28. Loglisci selected Aldus Equities (“Aldus”) to vet SCP for the CRF, instructing Aldus that this was to be an expedited project. At PCGCP’s suggestion, Aldus instructed all parties to the joint venture to sign officer’s certificates. By signing the certificate, the signatory swore on behalf of his employer that he would not pay any third parties on the SCP transaction, and that he did not know of any third parties that were to be paid on the SCP transaction. PCGCP Partner 1 executed an officer’s certificate on behalf of PCGCP. PCGCP Partner 1 represented that no third parties would be paid on the SCP investment. He knew this to be false, because he was aware from his discussions with the Dallas Manager that Morris would receive 5% of the economics on SCP. PCGCP’s founding principal (the “PCGCP Principal”) also executed an officer’s certificate, indicating his understanding that no third parties would be paid on the SCP investment. The PCGCP Principal’s officer’s certificate was properly executed, as he had no knowledge of Morris’s participation in SCP.
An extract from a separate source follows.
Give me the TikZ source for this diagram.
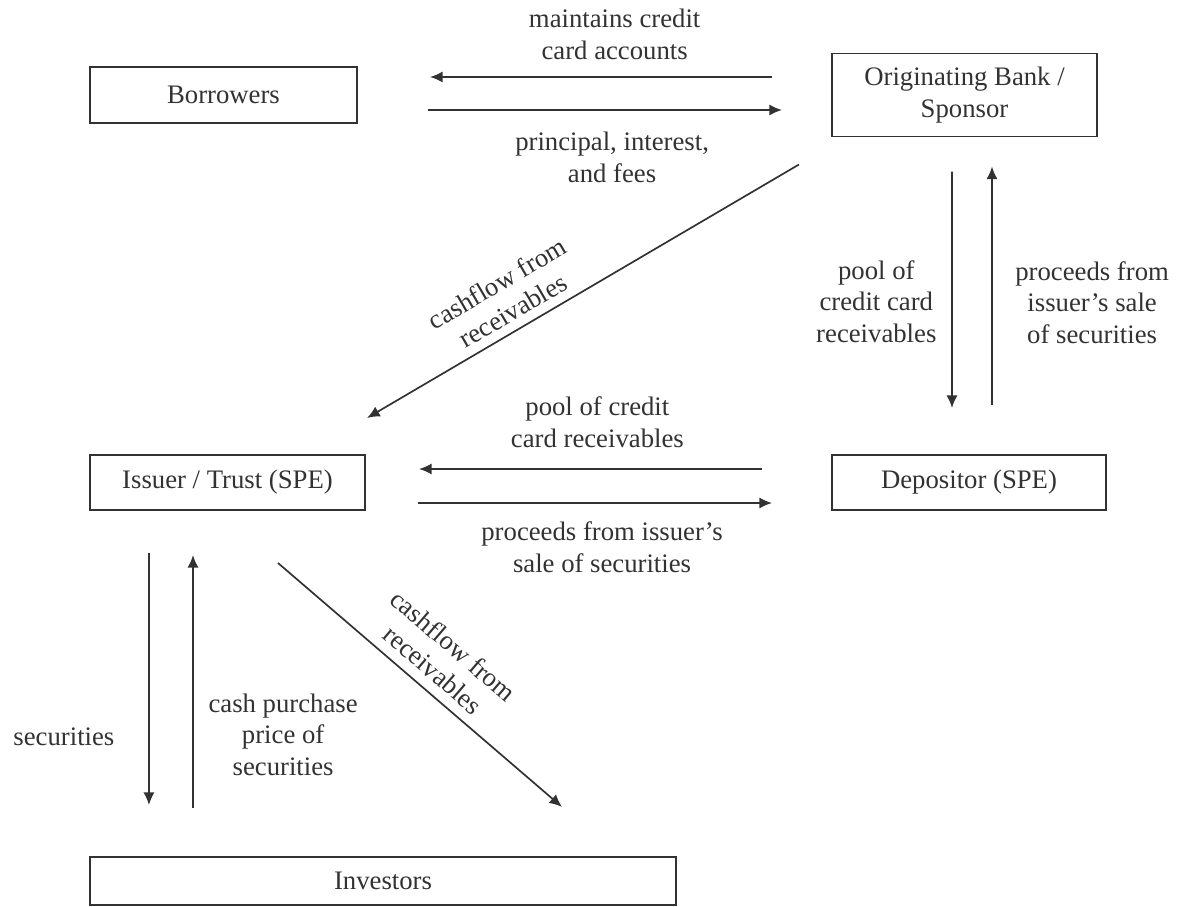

29. In or about June 2006, Aldus concluded its analysis of SCP. Shortly thereafter, the CRF informed members of SCP that it planned to commit $750 million to SCP. At the time, this represented the largest single commitment CRF had made in an alternative investment.

30. In or about September 2006, on the eve of CRF making its formal commitment to SCP, three partners, including PCGCP Partner 1, resigned their positions with PCGCP. At the urging of the Clinton Executive and Loglisci, PCGCP Partner 1 went to work at the Clinton Group. Subsequently, CRF investment staff, at Loglisci’s direction, contacted the participants of SCP and informed them that the economics on SCP had changed. Instead of a 45-45-10 split, the Clinton Group would now take 70% of SCP, the Dallas Manager would retain his 10%, and PCGCP would be left with 20%.

31. On or about October 3, 2006, the CRF formally committed $750 million to SCP in its new incarnation.”